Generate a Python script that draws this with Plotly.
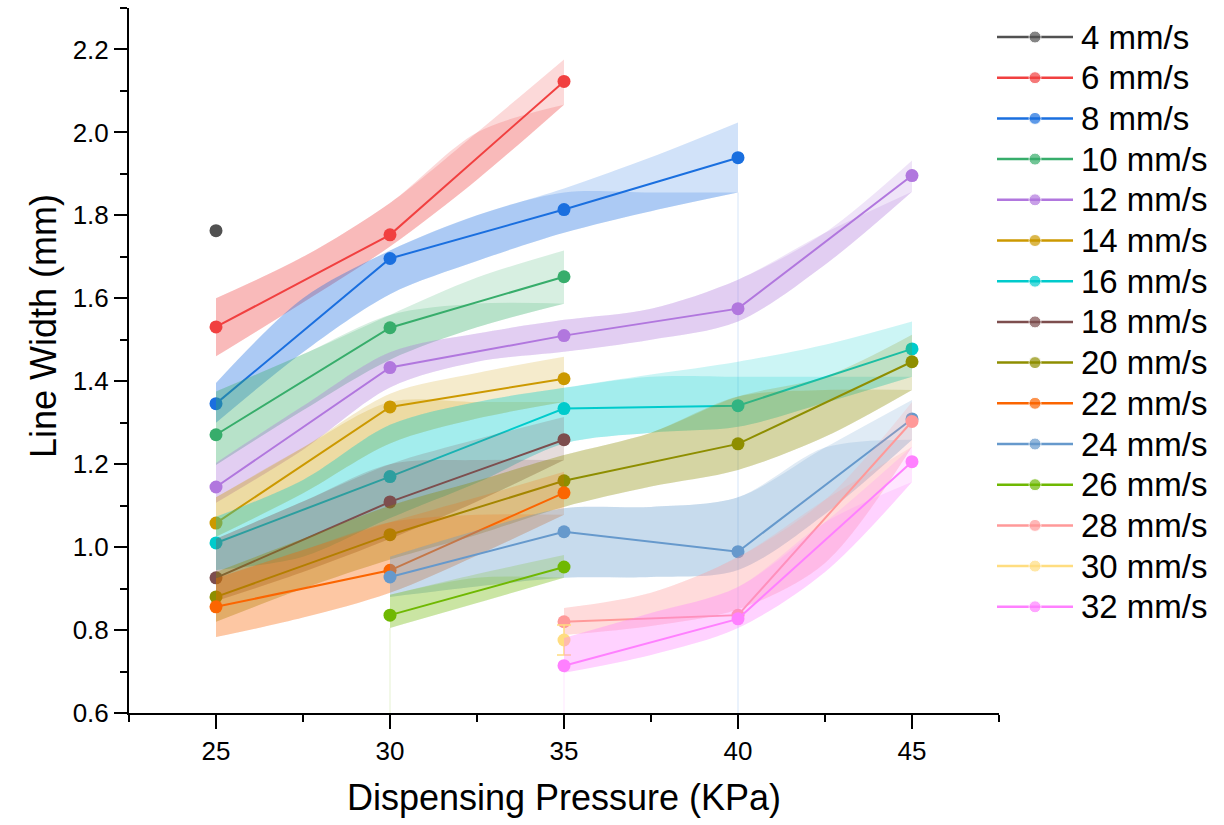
import numpy as np
import plotly.graph_objects as go

# ---- series labels and colours ----
SPEEDS = ["4 mm/s", "6 mm/s", "8 mm/s", "10 mm/s", "12 mm/s", "14 mm/s", "16 mm/s",
          "18 mm/s", "20 mm/s", "22 mm/s", "24 mm/s", "26 mm/s", "28 mm/s", "30 mm/s", "32 mm/s"]
COLORS = ["#515151", "#F14040", "#1A6FDF", "#37AD6B", "#B177DE", "#CC9900", "#00CBCC",
          "#7D4E4E", "#8E8E00", "#FB6501", "#6699CC", "#6FB802", "#FF9999", "#FFDD80", "#FF80FF"]

# ---- measured line widths (mm) vs dispensing pressure (KPa) ----
P4 = [25];                  W4 = [1.763]
P6 = [25, 30, 35];          W6 = [1.531, 1.753, 2.123]
P8 = [25, 30, 35, 40];      W8 = [1.346, 1.696, 1.814, 1.939]
P10 = [25, 30, 35];         W10 = [1.271, 1.529, 1.652]
P12 = [25, 30, 35, 40, 45]; W12 = [1.145, 1.433, 1.510, 1.575, 1.896]
P14 = [25, 30, 35];         W14 = [1.058, 1.338, 1.406]
P16 = [25, 30, 35, 40, 45]; W16 = [1.010, 1.170, 1.334, 1.341, 1.478]
P18 = [25, 30, 35];         W18 = [0.926, 1.109, 1.259]
P20 = [25, 30, 35, 40, 45]; W20 = [0.880, 1.030, 1.160, 1.249, 1.447]
P22 = [25, 30, 35];         W22 = [0.856, 0.944, 1.131]
P24 = [30, 35, 40, 45];     W24 = [0.928, 1.037, 0.989, 1.309]
P26 = [30, 35];             W26 = [0.836, 0.952]
P28 = [35, 40, 45];         W28 = [0.820, 0.836, 1.303]
P30 = [35];                 W30 = [0.776]; E30 = [0.036]
P32 = [35, 40, 45];         W32 = [0.714, 0.827, 1.206]

# ---- confidence bands (upper / lower bounds) ----
B6_X = [25, 27.5, 30, 32.5, 35]
B6_UP = [1.600, 1.700, 1.830, 2.000, 2.176]
B6_LO = [1.460, 1.590, 1.725, 1.886, 2.067]

B8_X = [25, 27.5, 30, 32.5, 35, 37.5, 40]
B8_UP = [1.396, 1.600, 1.715, 1.800, 1.865, 1.940, 2.024]
B8_LO = [1.300, 1.470, 1.610, 1.690, 1.758, 1.810, 1.855]

B10_X = [25, 27.5, 30, 32.5, 35]
B10_UP = [1.375, 1.465, 1.560, 1.650, 1.715]
B10_LO = [1.198, 1.330, 1.452, 1.530, 1.587]

B12_X = [25, 27.5, 30, 32.5, 35, 37.5, 40, 42.5, 45]
B12_UP = [1.203, 1.340, 1.470, 1.515, 1.548, 1.575, 1.645, 1.758, 1.932]
B12_LO = [1.107, 1.235, 1.385, 1.447, 1.471, 1.500, 1.544, 1.681, 1.857]

B14_X = [25, 27.5, 30, 32.5, 35]
B14_UP = [1.120, 1.240, 1.370, 1.420, 1.459]
B14_LO = [1.025, 1.130, 1.250, 1.310, 1.350]

B16_X = [25, 27.5, 30, 32.5, 35, 37.5, 40, 42.5, 45]
B16_UP = [1.073, 1.162, 1.295, 1.350, 1.384, 1.416, 1.447, 1.488, 1.544]
B16_LO = [0.945, 0.977, 1.070, 1.155, 1.250, 1.276, 1.290, 1.348, 1.411]

B18_X = [25, 27.5, 30, 32.5, 35]
B18_UP = [1.020, 1.110, 1.200, 1.260, 1.314]
B18_LO = [0.870, 0.940, 1.020, 1.110, 1.210]

B20_X = [25, 27.5, 30, 32.5, 35, 37.5, 40, 42.5, 45]
B20_UP = [0.940, 1.020, 1.100, 1.160, 1.222, 1.276, 1.363, 1.411, 1.512]
B20_LO = [0.820, 0.900, 0.970, 1.030, 1.097, 1.146, 1.186, 1.266, 1.379]

B22_X = [25, 27.5, 30, 32.5, 35]
B22_UP = [0.925, 0.993, 1.060, 1.120, 1.182]
B22_LO = [0.783, 0.830, 0.890, 0.980, 1.078]

B24_X = [30, 32.5, 35, 37.5, 40, 42.5, 45]
B24_UP = [0.977, 1.040, 1.094, 1.097, 1.120, 1.240, 1.355]
B24_LO = [0.880, 0.905, 0.926, 0.928, 0.945, 1.080, 1.259]

B26_X = [30, 32.5, 35]
B26_UP = [0.885, 0.935, 0.981]
B26_LO = [0.805, 0.865, 0.926]

B28_X = [35, 37.5, 40, 42.5, 45]
B28_UP = [0.853, 0.890, 0.976, 1.114, 1.350]
B28_LO = [0.788, 0.810, 0.850, 0.962, 1.242]

B32_X = [35, 37.5, 40, 42.5, 45]
B32_UP = [0.781, 0.841, 0.904, 1.060, 1.242]
B32_LO = [0.697, 0.740, 0.805, 0.940, 1.157]

X_RANGE = [22.5, 47.5]
Y_RANGE = [0.6, 2.3]

FONT = "Arial, 'Liberation Sans', sans-serif"


def rgba(hex_color, alpha):
    h = hex_color.lstrip("#")
    r, g, b = int(h[0:2], 16), int(h[2:4], 16), int(h[4:6], 16)
    return f"rgba({r},{g},{b},{alpha})"


SERIES = [
    (P4, W4, None, None, None, None),
    (P6, W6, B6_X, B6_UP, B6_LO, None),
    (P8, W8, B8_X, B8_UP, B8_LO, None),
    (P10, W10, B10_X, B10_UP, B10_LO, None),
    (P12, W12, B12_X, B12_UP, B12_LO, None),
    (P14, W14, B14_X, B14_UP, B14_LO, None),
    (P16, W16, B16_X, B16_UP, B16_LO, None),
    (P18, W18, B18_X, B18_UP, B18_LO, None),
    (P20, W20, B20_X, B20_UP, B20_LO, None),
    (P22, W22, B22_X, B22_UP, B22_LO, None),
    (P24, W24, B24_X, B24_UP, B24_LO, None),
    (P26, W26, B26_X, B26_UP, B26_LO, None),
    (P28, W28, B28_X, B28_UP, B28_LO, None),
    (P30, W30, None, None, None, E30),
    (P32, W32, B32_X, B32_UP, B32_LO, None),
]

fig = go.Figure()

# faint drop lines left by the band fills
for bx, blo, idx in [(B26_X[0], B26_LO[0], 11), (B32_X[0], B32_LO[0], 14), (B8_X[-1], B8_LO[-1], 2)]:
    fig.add_trace(go.Scatter(x=[bx, bx], y=[Y_RANGE[0], blo], mode="lines",
                             line=dict(color=rgba(COLORS[idx], 0.18), width=1),
                             hoverinfo="skip", showlegend=False))

spline = dict(width=0, shape="spline", smoothing=0.9)

for i, (px, wy, bx, bup, blo, err) in enumerate(SERIES):
    col = COLORS[i]
    if bx is not None:
        # full band (light layer)
        fig.add_trace(go.Scatter(x=bx, y=blo, mode="lines", line=spline,
                                 hoverinfo="skip", showlegend=False))
        fig.add_trace(go.Scatter(x=bx, y=bup, mode="lines", line=spline, fill="tonexty",
                                 fillcolor=rgba(col, 0.2), hoverinfo="skip", showlegend=False))
        # second layer, capped at the band's final lower bound
        capped = np.minimum(np.array(bup), blo[-1])
        fig.add_trace(go.Scatter(x=bx, y=blo, mode="lines", line=spline,
                                 hoverinfo="skip", showlegend=False))
        fig.add_trace(go.Scatter(x=bx, y=capped, mode="lines", line=spline, fill="tonexty",
                                 fillcolor=rgba(col, 0.2), hoverinfo="skip", showlegend=False))
    error_y = None
    if err is not None:
        error_y = dict(type="data", array=err, visible=True, color=col, thickness=1.5, width=7)
    fig.add_trace(go.Scatter(x=px, y=wy, mode="lines+markers", name=SPEEDS[i],
                             line=dict(color=col, width=2),
                             marker=dict(color=col, size=13),
                             error_y=error_y, showlegend=False))

# ---- legend drawn on its own pixel-scaled axes ----
LEG_Y0, LEG_DY = 37, 40.7
for i, name in enumerate(SPEEDS):
    ly = LEG_Y0 + LEG_DY * i
    fig.add_trace(go.Scatter(x=[997, 1035, 1073], y=[ly, ly, ly], mode="lines+markers",
                             line=dict(color=COLORS[i], width=2.5),
                             marker=dict(color=COLORS[i], size=[0, 12, 0]),
                             xaxis="x2", yaxis="y2", hoverinfo="skip", showlegend=False))
    fig.add_annotation(x=1079, y=ly, xref="x2", yref="y2", text=name, showarrow=False,
                       xanchor="left", yanchor="middle",
                       font=dict(family=FONT, size=33, color="black"))

W, H = 1224, 825
ML, MR, MT, MB = 129, 14, 8, 112
pw = W - ML - MR
ph = H - MT - MB

# y-axis title placed as rotated text, centred slightly above mid-height
fig.add_annotation(x=(43 - ML) / pw, y=(H - MB - 326) / ph, xref="paper", yref="paper",
                   text="Line Width (mm)", textangle=-90, showarrow=False,
                   xanchor="center", yanchor="middle",
                   font=dict(family=FONT, size=36, color="black"))

fig.update_layout(
    width=W, height=H,
    margin=dict(l=ML, r=MR, t=MT, b=MB),
    paper_bgcolor="white", plot_bgcolor="white",
    showlegend=False,
    font=dict(family=FONT, color="black"),
    xaxis=dict(
        domain=[0, 870 / pw], range=X_RANGE, tickmode="linear", tick0=25, dtick=5,
        showline=True, linecolor="black", linewidth=2, showgrid=False, zeroline=False,
        ticks="outside", ticklen=14, tickwidth=2, tickcolor="black",
        minor=dict(ticks="outside", ticklen=7, tickwidth=2, tickcolor="black",
                   tick0=22.5, dtick=2.5, showgrid=False),
        tickfont=dict(family=FONT, size=26),
        title=dict(text="Dispensing Pressure (KPa)", font=dict(family=FONT, size=36), standoff=20),
    ),
    yaxis=dict(
        domain=[0, 1], range=Y_RANGE, tickmode="linear", tick0=0.6, dtick=0.2,
        tickformat=".1f",
        showline=True, linecolor="black", linewidth=2, showgrid=False, zeroline=False,
        ticks="outside", ticklen=13, tickwidth=2, tickcolor="black",
        minor=dict(ticks="outside", ticklen=7, tickwidth=2, tickcolor="black",
                   tick0=0.6, dtick=0.1, showgrid=False),
        tickfont=dict(family=FONT, size=26),
    ),
    xaxis2=dict(domain=[(990 - ML) / pw, 1], range=[990, W - MR], visible=False,
                anchor="y2", fixedrange=True),
    yaxis2=dict(domain=[0, 1], range=[H - MB, MT], visible=False, anchor="x2", fixedrange=True),
)

fig.write_html("out.html")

▶ **What you should do**: From the top of the listing above, repeat each line exactly until you reach the line containing "B10_LO = [1.198, 1.330, 1.452, 1.530, 1.587]", and repeat that one too. Leave the pictures out.

▶ **Solution**:
Generate a Python script that draws this with Plotly.
import numpy as np
import plotly.graph_objects as go

# ---- series labels and colours ----
SPEEDS = ["4 mm/s", "6 mm/s", "8 mm/s", "10 mm/s", "12 mm/s", "14 mm/s", "16 mm/s",
          "18 mm/s", "20 mm/s", "22 mm/s", "24 mm/s", "26 mm/s", "28 mm/s", "30 mm/s", "32 mm/s"]
COLORS = ["#515151", "#F14040", "#1A6FDF", "#37AD6B", "#B177DE", "#CC9900", "#00CBCC",
          "#7D4E4E", "#8E8E00", "#FB6501", "#6699CC", "#6FB802", "#FF9999", "#FFDD80", "#FF80FF"]

# ---- measured line widths (mm) vs dispensing pressure (KPa) ----
P4 = [25];                  W4 = [1.763]
P6 = [25, 30, 35];          W6 = [1.531, 1.753, 2.123]
P8 = [25, 30, 35, 40];      W8 = [1.346, 1.696, 1.814, 1.939]
P10 = [25, 30, 35];         W10 = [1.271, 1.529, 1.652]
P12 = [25, 30, 35, 40, 45]; W12 = [1.145, 1.433, 1.510, 1.575, 1.896]
P14 = [25, 30, 35];         W14 = [1.058, 1.338, 1.406]
P16 = [25, 30, 35, 40, 45]; W16 = [1.010, 1.170, 1.334, 1.341, 1.478]
P18 = [25, 30, 35];         W18 = [0.926, 1.109, 1.259]
P20 = [25, 30, 35, 40, 45]; W20 = [0.880, 1.030, 1.160, 1.249, 1.447]
P22 = [25, 30, 35];         W22 = [0.856, 0.944, 1.131]
P24 = [30, 35, 40, 45];     W24 = [0.928, 1.037, 0.989, 1.309]
P26 = [30, 35];             W26 = [0.836, 0.952]
P28 = [35, 40, 45];         W28 = [0.820, 0.836, 1.303]
P30 = [35];                 W30 = [0.776]; E30 = [0.036]
P32 = [35, 40, 45];         W32 = [0.714, 0.827, 1.206]

# ---- confidence bands (upper / lower bounds) ----
B6_X = [25, 27.5, 30, 32.5, 35]
B6_UP = [1.600, 1.700, 1.830, 2.000, 2.176]
B6_LO = [1.460, 1.590, 1.725, 1.886, 2.067]

B8_X = [25, 27.5, 30, 32.5, 35, 37.5, 40]
B8_UP = [1.396, 1.600, 1.715, 1.800, 1.865, 1.940, 2.024]
B8_LO = [1.300, 1.470, 1.610, 1.690, 1.758, 1.810, 1.855]

B10_X = [25, 27.5, 30, 32.5, 35]
B10_UP = [1.375, 1.465, 1.560, 1.650, 1.715]
B10_LO = [1.198, 1.330, 1.452, 1.530, 1.587]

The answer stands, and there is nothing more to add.